Fla Lewis – Weybosset Research

I’m just trying to remember that the beauty of the Detroit transaction we didn’t actually have to buy those cemeteries we just

Lawrence Miller

No, but we didn’t have control. We didn’t have control – Here, we’re obviously we have to respect the traditions of [inaudible] and we’ll certainly will. We are for all intention purposes, we look at four may be lease substance we own these properties.

Fla Lewis – Weybosset Research

And reducing them that is saying we’re paying them every lease fee is that –

Lawrence Miller

There is an upfront payment and then beginning in year six.

Timothy Yost

This is referring to year 11.

Lawrence Miller

We start to accrue some additional rent payments.

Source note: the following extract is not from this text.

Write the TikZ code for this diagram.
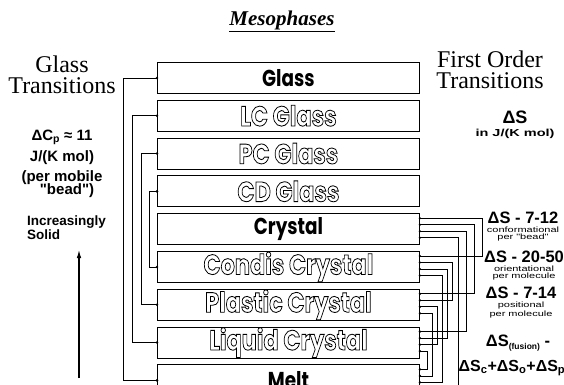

Fla Lewis – Weybosset Research

Okay.

Lawrence Miller

This is going to be a fabulous deal for the company. They’ve never had a meaningful preneed program. And as I said they do 7,000 burials throughout the archdiocese, and we’re gearing up our sales force right now. We’ll probably hire close to 75 sales people or the entire five county area because the properties fortunately are geographically dispersed throughout the five counties.

Fla Lewis – Weybosset Research

Okay. Well, thanks for jogging my memory on those matters.

Lawrence Miller

Okay. Real good. Thanks, Fla.

Fla Lewis – Weybosset Research

Thank you.

Operator

[Operator Instructions]. I’m showing no further questions at this time.

Okay operator. Thank you and thanks for everyone for joining us and we’ll look forward to talking to you at the end of second quarter. Thanks.

Operator

Ladies and gentlemen, that does conclude the conference call for today. We thank you for your participation and ask that you please disconnect your lines.